Mmh yes, seems to lean towards the bs side
Sigh
Lego bricks are my go-to example of compositional systems :laughing:
I've explained topos theory with lego before, so it's not so farfetched.
Tinker toys define a presheaf category, approximately. (You need to idealize, imagining that if you can stick one gizmo onto a thingamabob you can stick arbitrary many gizmos onto a thingamabob.)
What is this a presheaf category on?
This reminds me of magic lego from the GLA blog by @Pawel Sobocinski
Daniele Palombi said:
This reminds me of magic lego from the GLA blog by Pawel Sobocinski
Oh! that arcticle looks nice. It could actually get me interested in Lego and give me a way to play with the twins who just turned 5!
Dual birthday cakes for our Twins. https://twitter.com/bblfish/status/1410931152161021953/photo/1
- The 🐟 BabelFish (@bblfish)The "Visual Category Theory Brick by Brick" book discussed further up looks like it just is about building diagrams with lego bricks, which I can see as being of interest to someone both really interested in Cats and with a Lego fetish.
Ah it looks like Pawel starts with Magic Legos and then moves on to string diagrams in a series of over 15 blog posts. Does he get back to Legos at some point?
(Anyway, these articles are really readable. I'll see if I can make the links back to Legos myself...)
A thought: if one could make an game for tablet or large smart phone with magic legos, that would reveal when asked the underlying matrix logic then one could get children age 5 and above to play it and get the intuitions for linear algebra perhaps. One would need a game designer of course to build it up in an interesting way.
With a bit of thought, I think one could also do this as a hyper-app with magic lego descriptions published on the web in a way that would be linkeable, so that one could use components built by others to build larger ones, using the Solid platform.

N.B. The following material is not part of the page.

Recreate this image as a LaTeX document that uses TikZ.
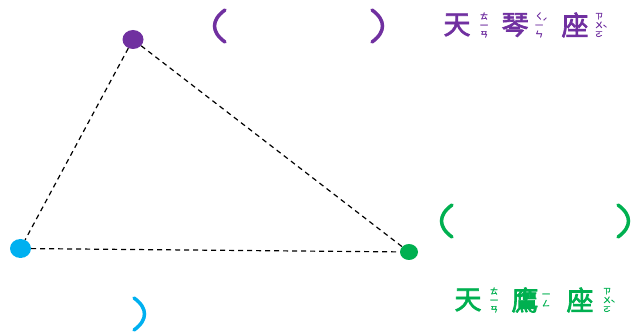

Btw slighly tangential to this (but perhaps we can extend the topic to "ct games") is this game Monument Valley which is stunningly beautiful exploration of Escher like spaces. (I associate Escher with maths because of the book Gödel, Escher, Bach which I read as a teen but never quite finished reading). My kids loved Monument Valley and so they have now a deep Escher imagination at age 5. Weirdly that game seems to point to those spaces not being impossible as usually thought.
Anyway, if one could produce mathematical games with that level of artistry, one could get perhaps get children to zoom past the current curriculum.
Another way of looking at this is that if millions of children are playing with Escher spaces now, in 5 years they may be happy to know the mathematics of those. (I hope there is some :hushed: )
@Henry Story those look amazing, thanks for sharing!
Henry Story said:
Ah it looks like Pawel starts with Magic Legos and then moves on to string diagrams in a series of over 15 blog posts. Does he get back to Legos at some point?
Bit of a late reply, as I suspect you may have already found the answer yourself. To my recollection, Magic Legos on the Graphical Linear Algebra blog, like football/soccer, is a one-off thing used to help motivate string diagrams, which is the central graphical idea there.